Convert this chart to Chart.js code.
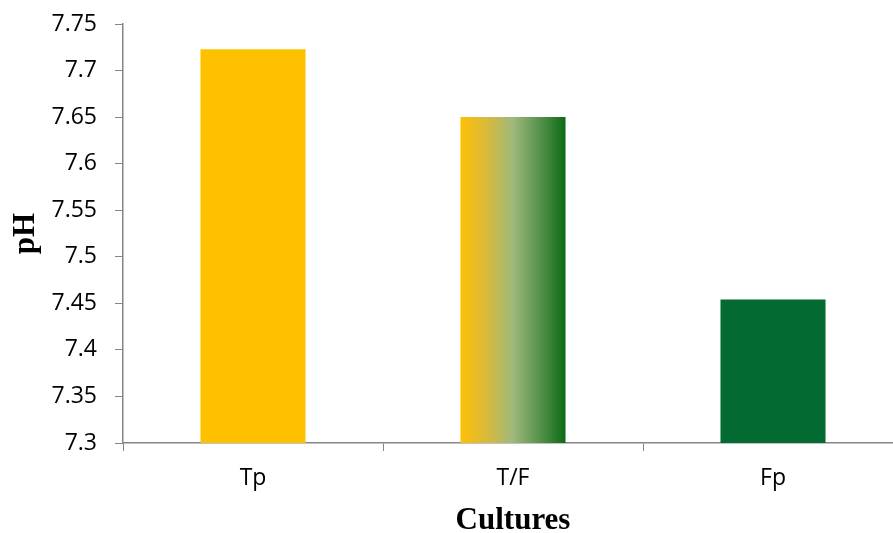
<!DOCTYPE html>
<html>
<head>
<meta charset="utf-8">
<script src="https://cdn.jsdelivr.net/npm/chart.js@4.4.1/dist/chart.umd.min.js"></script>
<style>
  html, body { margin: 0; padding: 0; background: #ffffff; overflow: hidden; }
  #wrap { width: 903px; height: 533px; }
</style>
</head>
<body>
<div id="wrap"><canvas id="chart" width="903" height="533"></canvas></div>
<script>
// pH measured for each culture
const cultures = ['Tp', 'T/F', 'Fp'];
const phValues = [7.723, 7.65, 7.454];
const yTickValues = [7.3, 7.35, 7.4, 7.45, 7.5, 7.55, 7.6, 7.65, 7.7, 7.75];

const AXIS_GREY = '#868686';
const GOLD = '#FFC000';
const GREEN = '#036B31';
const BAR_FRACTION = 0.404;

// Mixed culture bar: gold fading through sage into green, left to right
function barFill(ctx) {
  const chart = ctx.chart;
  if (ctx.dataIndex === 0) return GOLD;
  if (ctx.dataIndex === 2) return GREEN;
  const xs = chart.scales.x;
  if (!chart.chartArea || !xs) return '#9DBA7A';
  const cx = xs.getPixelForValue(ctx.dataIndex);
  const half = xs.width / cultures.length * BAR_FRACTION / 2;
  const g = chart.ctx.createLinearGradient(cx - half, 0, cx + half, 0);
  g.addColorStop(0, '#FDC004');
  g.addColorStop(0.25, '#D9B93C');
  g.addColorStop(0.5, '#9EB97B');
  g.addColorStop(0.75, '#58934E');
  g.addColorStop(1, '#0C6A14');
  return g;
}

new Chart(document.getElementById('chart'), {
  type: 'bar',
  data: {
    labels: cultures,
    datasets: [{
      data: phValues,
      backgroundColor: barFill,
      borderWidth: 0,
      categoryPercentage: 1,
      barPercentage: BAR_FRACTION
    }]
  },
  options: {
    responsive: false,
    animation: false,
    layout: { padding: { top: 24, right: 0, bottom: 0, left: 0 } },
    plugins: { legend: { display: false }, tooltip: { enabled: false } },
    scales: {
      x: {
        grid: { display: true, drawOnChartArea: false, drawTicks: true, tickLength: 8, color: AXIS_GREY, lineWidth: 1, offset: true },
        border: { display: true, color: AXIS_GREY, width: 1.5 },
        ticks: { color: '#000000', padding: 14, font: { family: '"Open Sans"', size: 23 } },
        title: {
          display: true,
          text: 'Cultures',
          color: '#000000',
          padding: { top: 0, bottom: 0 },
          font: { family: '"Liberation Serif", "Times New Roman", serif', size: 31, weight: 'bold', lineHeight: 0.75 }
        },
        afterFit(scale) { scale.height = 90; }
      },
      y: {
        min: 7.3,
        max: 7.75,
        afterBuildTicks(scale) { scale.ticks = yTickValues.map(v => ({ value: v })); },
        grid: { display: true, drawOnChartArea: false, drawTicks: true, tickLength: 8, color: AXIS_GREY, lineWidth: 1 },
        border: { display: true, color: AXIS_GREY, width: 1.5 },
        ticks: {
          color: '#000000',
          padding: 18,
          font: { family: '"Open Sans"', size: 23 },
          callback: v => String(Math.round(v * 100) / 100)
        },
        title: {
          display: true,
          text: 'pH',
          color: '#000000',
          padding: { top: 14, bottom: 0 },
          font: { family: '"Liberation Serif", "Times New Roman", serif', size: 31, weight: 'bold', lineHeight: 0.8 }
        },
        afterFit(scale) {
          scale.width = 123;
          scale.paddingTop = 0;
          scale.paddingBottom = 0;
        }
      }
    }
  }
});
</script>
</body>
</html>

▶ [To do] From the listing, extract all text exactly as given and drop any picture.

▶ [Complete output]
Convert this chart to Chart.js code.
<!DOCTYPE html>
<html>
<head>
<meta charset="utf-8">
<script src="https://cdn.jsdelivr.net/npm/chart.js@4.4.1/dist/chart.umd.min.js"></script>
<style>
  html, body { margin: 0; padding: 0; background: #ffffff; overflow: hidden; }
  #wrap { width: 903px; height: 533px; }
</style>
</head>
<body>
<div id="wrap"><canvas id="chart" width="903" height="533"></canvas></div>
<script>
// pH measured for each culture
const cultures = ['Tp', 'T/F', 'Fp'];
const phValues = [7.723, 7.65, 7.454];
const yTickValues = [7.3, 7.35, 7.4, 7.45, 7.5, 7.55, 7.6, 7.65, 7.7, 7.75];

const AXIS_GREY = '#868686';
const GOLD = '#FFC000';
const GREEN = '#036B31';
const BAR_FRACTION = 0.404;

// Mixed culture bar: gold fading through sage into green, left to right
function barFill(ctx) {
  const chart = ctx.chart;
  if (ctx.dataIndex === 0) return GOLD;
  if (ctx.dataIndex === 2) return GREEN;
  const xs = chart.scales.x;
  if (!chart.chartArea || !xs) return '#9DBA7A';
  const cx = xs.getPixelForValue(ctx.dataIndex);
  const half = xs.width / cultures.length * BAR_FRACTION / 2;
  const g = chart.ctx.createLinearGradient(cx - half, 0, cx + half, 0);
  g.addColorStop(0, '#FDC004');
  g.addColorStop(0.25, '#D9B93C');
  g.addColorStop(0.5, '#9EB97B');
  g.addColorStop(0.75, '#58934E');
  g.addColorStop(1, '#0C6A14');
  return g;
}

new Chart(document.getElementById('chart'), {
  type: 'bar',
  data: {
    labels: cultures,
    datasets: [{
      data: phValues,
      backgroundColor: barFill,
      borderWidth: 0,
      categoryPercentage: 1,
      barPercentage: BAR_FRACTION
    }]
  },
  options: {
    responsive: false,
    animation: false,
    layout: { padding: { top: 24, right: 0, bottom: 0, left: 0 } },
    plugins: { legend: { display: false }, tooltip: { enabled: false } },
    scales: {
      x: {
        grid: { display: true, drawOnChartArea: false, drawTicks: true, tickLength: 8, color: AXIS_GREY, lineWidth: 1, offset: true },
        border: { display: true, color: AXIS_GREY, width: 1.5 },
        ticks: { color: '#000000', padding: 14, font: { family: '"Open Sans"', size: 23 } },
        title: {
          display: true,
          text: 'Cultures',
          color: '#000000',
          padding: { top: 0, bottom: 0 },
          font: { family: '"Liberation Serif", "Times New Roman", serif', size: 31, weight: 'bold', lineHeight: 0.75 }
        },
        afterFit(scale) { scale.height = 90; }
      },
      y: {
        min: 7.3,
        max: 7.75,
        afterBuildTicks(scale) { scale.ticks = yTickValues.map(v => ({ value: v })); },
        grid: { display: true, drawOnChartArea: false, drawTicks: true, tickLength: 8, color: AXIS_GREY, lineWidth: 1 },
        border: { display: true, color: AXIS_GREY, width: 1.5 },
        ticks: {
          color: '#000000',
          padding: 18,
          font: { family: '"Open Sans"', size: 23 },
          callback: v => String(Math.round(v * 100) / 100)
        },
        title: {
          display: true,
          text: 'pH',
          color: '#000000',
          padding: { top: 14, bottom: 0 },
          font: { family: '"Liberation Serif", "Times New Roman", serif', size: 31, weight: 'bold', lineHeight: 0.8 }
        },
        afterFit(scale) {
          scale.width = 123;
          scale.paddingTop = 0;
          scale.paddingBottom = 0;
        }
      }
    }
  }
});
</script>
</body>
</html>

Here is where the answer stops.